Примечателен он уже тем, что река вроде бы есть, но её как бы и нет, она вне физической досягаемости почти вплоть до самого устья. Попить и набрать воды, таким образом, не представляется возможным. Да и не видно её вовсе из-за травы, кустов и деревьев, только слышен звук: местами журчание, местами шум.

Тропа по Сергезю такой крутости, что подниматься по ней находится мало желающих. Но, как ни странно, находятся. А нам и спуска – через край! Косогор с трэшовым уклоном; держись, чтобы не разогнаться и не улететь, не наскочи на нижних, не попади под верхних, да смотри, чтобы стопы от голеней не открутились…

У меня нет ни одной фотографии с этого места, да и вообще фотки из Первого похода пересчитываются пальцами одной руки. Суровая правда жизни: на плёнке в мыльнице было шестнадцать кадров, и половина была засвечена. Есть и другие причины, могущие показаться смешными, но тем, кто помнит, как всё было – грустными. Морось, туман и дождь означают: никакой фотосъёмки. Резкий подъём и резкий спуск значат примерно то же. Снимать просто некогда! Тебя никто не ждёт… Плюс, если у тебя полтора десятка кадров на всё про всё, ты не будешь щёлкаться на лету, как попало. И никаких постановочных композиций, мы и так всю дорогу отстающие! Догоняющие.
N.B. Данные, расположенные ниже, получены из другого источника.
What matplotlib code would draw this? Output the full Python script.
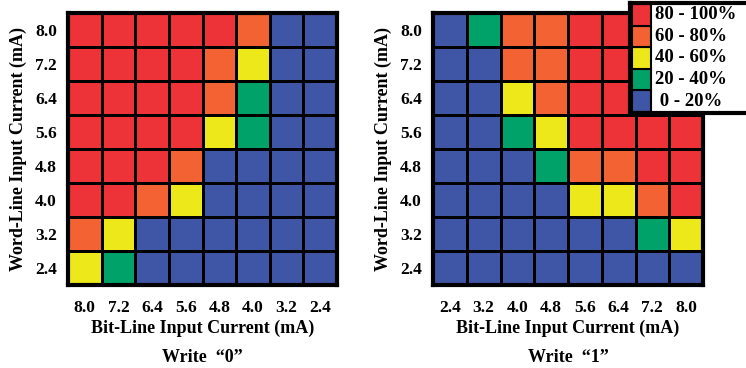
import numpy as np
import matplotlib
matplotlib.use("Agg")
import matplotlib.pyplot as plt
from matplotlib.colors import ListedColormap, BoundaryNorm

plt.rcParams['font.family'] = ['Liberation Serif', 'DejaVu Serif']
plt.rcParams['font.weight'] = 'bold'

# success-rate level per cell: 0 = 0-20%, 1 = 20-40%, 2 = 40-60%, 3 = 60-80%, 4 = 80-100%
# rows top -> bottom (word-line 8.0 ... 2.4)
write0_levels = [
    [4, 4, 4, 4, 4, 3, 0, 0],
    [4, 4, 4, 4, 3, 2, 0, 0],
    [4, 4, 4, 4, 3, 1, 0, 0],
    [4, 4, 4, 4, 2, 1, 0, 0],
    [4, 4, 4, 3, 0, 0, 0, 0],
    [4, 4, 3, 2, 0, 0, 0, 0],
    [3, 2, 0, 0, 0, 0, 0, 0],
    [2, 1, 0, 0, 0, 0, 0, 0],
]
write1_levels = [
    [0, 1, 3, 3, 4, 4, 4, 4],
    [0, 0, 3, 3, 4, 4, 4, 4],
    [0, 0, 2, 3, 4, 4, 4, 4],
    [0, 0, 1, 2, 4, 4, 4, 4],
    [0, 0, 0, 1, 3, 3, 4, 4],
    [0, 0, 0, 0, 2, 2, 3, 4],
    [0, 0, 0, 0, 0, 0, 1, 2],
    [0, 0, 0, 0, 0, 0, 0, 0],
]
word_ticks = ["8.0", "7.2", "6.4", "5.6", "4.8", "4.0", "3.2", "2.4"]
bit_ticks0 = ["8.0", "7.2", "6.4", "5.6", "4.8", "4.0", "3.2", "2.4"]
bit_ticks1 = ["2.4", "3.2", "4.0", "4.8", "5.6", "6.4", "7.2", "8.0"]
legend_labels = ["0 - 20%", "20 - 40%", "40 - 60%", "60 - 80%", "80 - 100%"]
colors = ["#3f55a5", "#00a26a", "#ede81a", "#f26233", "#ee3338"]

cmap = ListedColormap(colors)
norm = BoundaryNorm(np.arange(-0.5, 5.5, 1), cmap.N)

W, H = 746, 368
fig = plt.figure(figsize=(W / 100, H / 100), dpi=100)


def panel(rect, levels, xticks, title):
    ax = fig.add_axes(rect)
    data = np.array(levels)[::-1]
    ax.pcolormesh(data, cmap=cmap, norm=norm, edgecolors='black', linewidth=0.9)
    ax.set_xlim(0, 8)
    ax.set_ylim(0, 8)
    ax.set_xticks(np.arange(8) + 0.5)
    ax.set_xticklabels(xticks, fontsize=12.5, fontweight='bold')
    ax.set_yticks(np.arange(8) + 0.5)
    ax.set_yticklabels(word_ticks[::-1], fontsize=12.5, fontweight='bold')
    ax.tick_params(axis='x', length=0, pad=11)
    ax.tick_params(axis='y', length=0, pad=8)
    for s in ax.spines.values():
        s.set_linewidth(3)
    ax.set_xlabel("Bit-Line Input Current (mA)", fontsize=13, fontweight='bold')
    ax.xaxis.set_label_coords(0.5, -43 / 272, transform=ax.transAxes)
    ax.xaxis.label.set_va('center')
    ax.set_ylabel("Word-Line Input Current (mA)", fontsize=13, fontweight='bold', labelpad=6)
    x0, w = rect[0], rect[2]
    fig.text(x0 + w / 2, 1 - 357 / H, title, ha='center', va='center', fontsize=13, fontweight='bold')
    return ax


panel([68 / W, 1 - 285 / H, 269 / W, 272 / H], write0_levels, bit_ticks0, "Write  \u201c0\u201d")
panel([433 / W, 1 - 285 / H, 270 / W, 272 / H], write1_levels, bit_ticks1, "Write  \u201c1\u201d")

# legend box
lax = fig.add_axes([630 / W, 1 - 113 / H, 130 / W, 110 / H])
lax.set_facecolor('white')
pos = np.arange(5)
lax.barh(pos, [1] * 5, height=1, left=0.1, color=colors, edgecolor='black', linewidth=1.5)
for i, lab in enumerate(legend_labels):
    lax.text(1.3, i, lab if i else " " + lab, va='center', ha='left', fontsize=13.5, fontweight='bold')
lax.set_xlim(0, 6.8)
lax.set_ylim(-0.55, 4.55)
lax.set_xticks([])
lax.set_yticks([])
for s in lax.spines.values():
    s.set_linewidth(3)

fig.savefig("out.png", dpi=100)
Вот и опять все растворились, убежали… Шагу!

Сейчас мне кажется, что нисхождение по Сергезю я помню хуже, чем то, что было сразу после него – кубинскую дорогу… Детали исчезли из памяти. Но я так хотел бы рассказать вам про эту реку! До конца не уверен, почему, но я полюбил её. Наверное, из-за названия. Такое уж оно… «артхаусное», нестандартное. А может, из-за крутого её нрава, бешеной той тропы, диких зигзагов вверх-вниз… Из-за того, что в сердце моём она так и осталась холодной, недоступной… И из-за того, что так много было там спелой малины и смородины!

Но также и потому, что имя этой реки навсегда для меня связано с именем погибшего друга, Алексея Курицына.

Сергезю – это символ. Всего Алтая, если хотите. Всех этих лет.

Два с половиной десятилетия тлетворно влияют на клетки воспоминаний. Позволю себе небольшое отступление «назад в будущее», и опишу Сергезю по впечатлениям лета 2018-го.

Я снова сбегал по ней, совершая «Поход памяти» и исправляя «недоделки». Слово «сбегал» – явное преувеличение того, что происходило в действительности, потому что старая тропа теперь заросла. Эх, не ходят больше туристы по Кубе и её притокам! И бойцы-эрлагольцы редко заглядывают в эти места. Как жаль!

Всему виной наводнение? То, что «шишиги» не могут проехать дальше смытого «третьего мостика»? Или измельчали любители гор? Окончательно превратились в пузатеньких мужичков и располневших женщин, сонно раскачивающихся в сёдлах в ожидании, пока их довезут до «места» и накормят ухой из хариуса?

Я в это не верю. Не может человек, через ноги, через эти две антенны впитывавший древнюю энергию Земли, вдруг пересесть на коня, чтобы под монотонные команды проводника трястись на нём по расхлябанным лошадиным дорогам. Ни влево, ни вправо не сделать шага… Пастись отарой, плестись как зеваки за экскурсоводом в заграничных турах «всё включено»…

Так же, как брутальный рокер не заделается попсовиком, как любитель драматического авторского кино не станет вдруг глотать одну за другой тупые американские «писе-какачные» комедии, как альпинист не влюбится в плоскую, что твоя сковорода, равнину, так не может превратиться в матрасника настоящий пеший турист!


Итак, Сергезю. Каскад резких петляющих спусков, перемежающихся подъёмами на обходах обрывистых прижимов. Всё это скрыто за сплошной стеной трав, не только высоких, но и толстенных – не переломишь стебель. Запинаешься и летишь вперёд, родименький, судорожно цепляясь за всё подряд, чтобы замедлиться. Здесь и борец, и лопухи, и серпуха, и гигантская шульция, и молочай – вся алтайская флора! Ступать приходится наугад, прямо в переплетённую гущу, загоняя ботинок в беспредельный океан травы. Тропа еле-еле угадывается под ним, когда смотришь сверху вниз, но если оглянуться, то уже ничего не увидишь, лишь по прибитым листьям и можно найти обратную дорогу.